Quality filtering and removal of human sequences were performed following a previously described pipeline29. Demultiplexed Fastq files from NovaSeq were quality filtered using Trimmomatic v0.3662 with default parameters. Quality-filtered sequences were screened to remove human sequences using GenCoF v1.063 against a non-redundant version of the Genome Reference Consortium Human Build 38, patch release 7 (GRCh38_p7; Human sequence-filtered raw reads were deposited in the Sequence Read Archive (SRA; under the reference number PRJNA633576.

Taxonomic and strain profiling

Taxonomic and strain profiling was performed as previously described29. Taxonomic profiling of the metagenomic samples was performed using MetaPhlAn264, which uses a library of clade-specific markers to provide pan microbial (bacterial, archaeal, viral, and eukaryotic) profiling (, in combination with HUMAnN265 to profile functional metagenomics against Uniref90 following the updated global profiling of the Human Microbiome Project (2017)66. Strain-specific gene markers were used to determine the presence of B. longum subs. infantis as previously described29. Cross database annotations (e.g., UniProt to KEGG) were performed within Humman2 using the “utility_mapping” conversion tool package.

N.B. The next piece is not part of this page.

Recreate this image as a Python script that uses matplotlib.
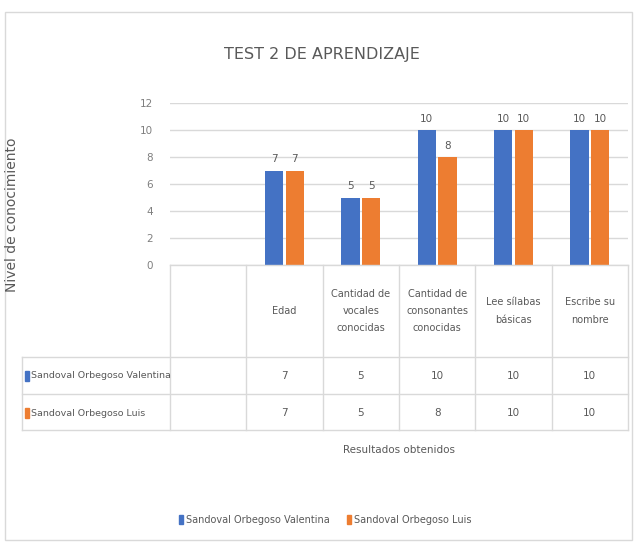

Antibiotic resistance gene analysis

Antibiotic resistance gene analysis was computed as previously described29. We applied ShortBRED67,68 to profile antibiotic resistance (AR) abundance and composition in the infant gut microbiome. We first produced a set of new AR marker sequences by applying ShortBRED-Identify to the Comprehensive Antibiotic Resistance Database database (CARD)69. We then used ShortBRED-Quantify to profile the relative abundance of corresponding antibiotic resistance genes (ARGs). Final values were normalized in Reads Per Kilobase per Million mapped reads (RPKM) to account for sequencing depth as well as gene length. We used custom scripts to collapse CARD individual antibiotic resistance gene entries in their corresponding drug class. Conversion rules are offered within every CARD package update.

Statistical analysis

All statistical analyses were performed in R v3.6.2. A Kruksal-Wallis one-way analysis of variance coupled with an FDR or Bonferroni correction was used for statistical comparisons between individual genes and taxa among groups. Statistical analysis to assess total resistome or enterotype composition by group was performed using a Mann–Whitney or Holm–adjusted Dunn's test. Rarefaction curves were computed to estimate the diversity of the identified ARGs across samples. A nonparametric two-sample t-test was used to compare rarefaction curves using Monte Carlo permutations (n = 999). The microbiome multivariable association analysis with linear models was perfomed using MaAsLin2 (, by including all the clinical variables presented in the Supplementary Table 1 to test for microbiome differences at the family level according to metadata. All variables were run as fixed effects, except for the variable “State”, which was run as a random effect for the model (Supplementary Table 1). Enterotype analysis was performed as previously described70. Principal component analysis and Bray–Curtis beta diversity to confirm enterotype classification was performed as previously decribed29, and confirmed with a permutational multivariate analysis of variance (adonis) to test whether the clustering by our Enterotype classification was supported. The P-values throughout the manuscript are represented by asterisks (*P < 0.05; **P < 0.01; ***P < 0.001; ****P < 0.0001).